New York Democrats are planning a birthday bash for Charlie Rangel. This brought to mind the lyrics John Adams sings in the musical 1776:
Is anybody there? Does anybody care?
General George Washington supposedly wrote them when he received no replies to 15 dispatches to the Continental Congress.
Yes, President Obama suggested to CBS News that Rangel might step down. And a few House Democrats made similar suggestions. Good for him and them, even if the members were looking over their shoulders at polls that predict tough races for them in November. But you don’t need to search far for evidence that a lot of political types don’t care about what most Americans feel.
A House ethics panel charged Rangel with serious violations of House rules. Some suggest he could be charged by the IRS for not reporting income. And the band plays on. Donations to his campaign coffers pour in. About two-thirds of his campaign cash in 2009 went to legal fees — so when donors cough up for Charlie’s campaign they likely indulge in a bit of nudge, nudge, wink, wink: “this money is for getting old Charlie off the hook.”
While the band plays, the plans for the party progress. New York City Mayor Bloomberg is supposedly scheduled to attend. As is the candidate for New York governorship, Andrew Cuomo. (Let’s hope former Governor Eliot Spitzer shows. He loves a party.) According to The Hill, party guests will pay up to $2500 per ticket. Several prominent figures, even a rabbi, signed up for the committee to honor Charlie.
Does anybody care?
Yes, it is proper to recognize good work Charlie Rangel has done for constituents. But to party while the ethics cloud hovers over him?
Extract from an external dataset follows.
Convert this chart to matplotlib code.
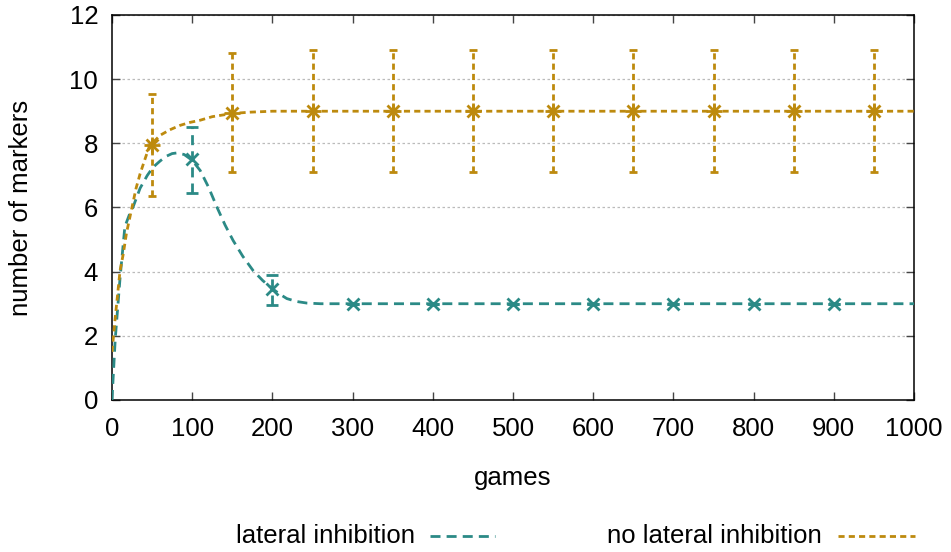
import numpy as np
import matplotlib.pyplot as plt

plt.rcParams['font.family'] = ['Liberation Sans', 'DejaVu Sans']

teal = '#2b8a86'
gold = '#bd8a0e'

# measured points with error bars
li_x = [100, 200, 300, 400, 500, 600, 700, 800, 900]
li_y = [7.5, 3.45, 3.0, 3.0, 3.0, 3.0, 3.0, 3.0, 3.0]
li_lo = [6.45, 2.95, 3.0, 3.0, 3.0, 3.0, 3.0, 3.0, 3.0]
li_hi = [8.5, 3.9, 3.0, 3.0, 3.0, 3.0, 3.0, 3.0, 3.0]

nli_x = [50, 150, 250, 350, 450, 550, 650, 750, 850, 950]
nli_y = [7.95, 8.95, 9.0, 9.0, 9.0, 9.0, 9.0, 9.0, 9.0, 9.0]
nli_lo = [6.35, 7.1, 7.1, 7.1, 7.1, 7.1, 7.1, 7.1, 7.1, 7.1]
nli_hi = [9.55, 10.8, 10.9, 10.9, 10.9, 10.9, 10.9, 10.9, 10.9, 10.9]

# fitted curves
li_fit_x = [0, 1, 4, 10, 16, 22, 26, 35, 44, 51, 60, 68, 75, 81, 90, 100, 110,
            120, 131, 141, 151, 163, 176, 188, 200, 209, 218, 230, 243, 260,
            280, 300, 1000]
li_fit_y = [0.0, 0.5, 1.9, 3.8, 5.4, 5.8, 6.0, 6.6, 7.0, 7.25, 7.45, 7.6, 7.68,
            7.7, 7.65, 7.47, 7.15, 6.65, 6.0, 5.45, 4.97, 4.48, 4.03, 3.72,
            3.47, 3.3, 3.16, 3.07, 3.02, 3.0, 3.0, 3.0, 3.0]

nli_fit_x = [0, 4, 10, 14, 18, 24, 30, 35, 41, 47, 54, 60, 72, 85, 97, 110,
             125, 150, 172, 200, 250, 1000]
nli_fit_y = [1.5, 2.57, 4.03, 4.55, 5.2, 5.9, 6.6, 7.05, 7.5, 7.94, 8.1, 8.25,
             8.42, 8.56, 8.65, 8.72, 8.83, 8.93, 8.97, 9.0, 9.0, 9.0]

fig = plt.figure(figsize=(9.51, 5.52), dpi=100)
ax = fig.add_axes([0.1178, 0.2754, 0.8433, 0.6975])

lw = 2.0
li_dash = (0, (3.6, 2.2))
nli_dash = (0, (2.2, 1.5))

ax.plot(li_fit_x, li_fit_y, color=teal, lw=lw, linestyle=li_dash, zorder=3)
ax.plot(nli_fit_x, nli_fit_y, color=gold, lw=lw, linestyle=nli_dash, zorder=3)

li_err = [np.array(li_y) - np.array(li_lo), np.array(li_hi) - np.array(li_y)]
nli_err = [np.array(nli_y) - np.array(nli_lo), np.array(nli_hi) - np.array(nli_y)]

e1 = ax.errorbar(li_x, li_y, yerr=li_err, fmt='x', color=teal, ms=8, mew=2,
                 elinewidth=lw, capsize=4, capthick=lw, zorder=4)
e1[2][0].set_linestyle(li_dash)
e2 = ax.errorbar(nli_x, nli_y, yerr=nli_err, fmt='none', color=gold,
                 elinewidth=lw, capsize=3, capthick=lw, zorder=4)
e2[2][0].set_linestyle(nli_dash)
ax.plot(nli_x, nli_y, linestyle='none', marker='+', color=gold, ms=11, mew=2, zorder=5)
ax.plot(nli_x, nli_y, linestyle='none', marker='x', color=gold, ms=8, mew=2, zorder=5)

ax.set_xlim(0, 1000)
ax.set_ylim(0, 12)
ax.set_xticks(np.arange(0, 1001, 100))
ax.set_yticks(np.arange(0, 13, 2))
ax.yaxis.grid(True, color='#bbbbbb', linestyle=(0, (2, 2)), lw=0.9)
ax.tick_params(direction='in', length=6, width=1, top=True, right=True,
               labelsize=18.5, pad=10, color='#444444')
ax.tick_params(axis='x', pad=12)
for s in ax.spines.values():
    s.set_linewidth(1.1)

ax.set_xlabel('games', fontsize=18.5, labelpad=18)
ax.set_ylabel('number of markers', fontsize=18.5, labelpad=26)

# legend drawn as text + sample lines below the axes
fig.text(415 / 951, 1 - 536 / 552, 'lateral inhibition', fontsize=18.5,
         ha='right', va='center')
fig.add_artist(plt.Line2D([430 / 951, 495 / 951], [1 - 536 / 552] * 2,
                          color=teal, lw=lw, linestyle=li_dash))
fig.text(822 / 951, 1 - 536 / 552, 'no lateral inhibition', fontsize=18.5,
         ha='right', va='center')
fig.add_artist(plt.Line2D([838 / 951, 915 / 951], [1 - 536 / 552] * 2,
                          color=gold, lw=lw, linestyle=nli_dash))

fig.savefig('out.png', dpi=100)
Maybe the invites should read: “Let them eat cake.” Or: “If he is a crook, he’s our kind of crook.”
“The best representative money can buy.”
Lawmakers routinely sneak unpopular items into the thickets of verbiage they spew. They know most voters find the items repugnant, and so they resort to subterfuge and sleight of hand. In other words, the public be damned.
If they don’t know by now that most Americans oppose amnesty for illegals, they need resuscitators. But the Associated Press reports the White House and Congress have apparently decided on stealth amnesty. They may allow bureaucrats to help illegals avoid deportation. They clearly don’t care what most of us think or feel.
I wonder what the Latin is for nudge, nudge, wink, wink. We should chisel it under the Capitol dome.
This week we watched a congressman stake out powers for the federal government that the writers of our Constitution forgot to include. San Francisco Congressman Pete Stark, in a video taken at his recent townhall meeting with constituents, said “the federal government can do most anything in this country.”
He seemed surprised a woman in the audience thought the Constitution might somehow limit the lawmakers.
A recent Rasmussen Report claimed two-thirds of what they call the political class feel the U.S. is sailing in the right direction. (See the report for how they define political class.) While 84% of mainstream Americans say it is not. That is a mighty fat gap. More of a chasm. The report claims 24% of mainstream voters place prime importance on fiscal issues like taxes and government spending. Only 2% of the political class voters do.
Rasmussen suggests that 68% of voters believe those in the political class don’t care what most Americans think. “Is anybody there? Does anybody care? Does anybody see what I see?” Meanwhile, 59% are embarrassed by the behavior of the political class.
Hello out there!
Scott Rasmussen is no doubt promoting his book In Search of Self-Governance with his report. In it he suggests that many folks feel politicians care little about the concept of self-government. That would translate into “the will of the people.” They feel many of the political elite “ see self-governance as a problem to be overcome.” Consider how many controversial measures have been rammed through this Congress, controversial because most Americans oppose them. Most opposed ObamaCare. Most oppose the federal government suing the state of Arizona over its new law concerning illegals.
A group of 20th century Italian thinkers argued that democracy was not all it was cracked up to be — they believed it merely masked the reality that an elite always got its hands on the money and power. These days that mask is slipping. As it does, we are reminded that some animals are more equal than others.
Does the political class care about matters that concern the majority of us? Please. These days, they don’t even bother to fake it.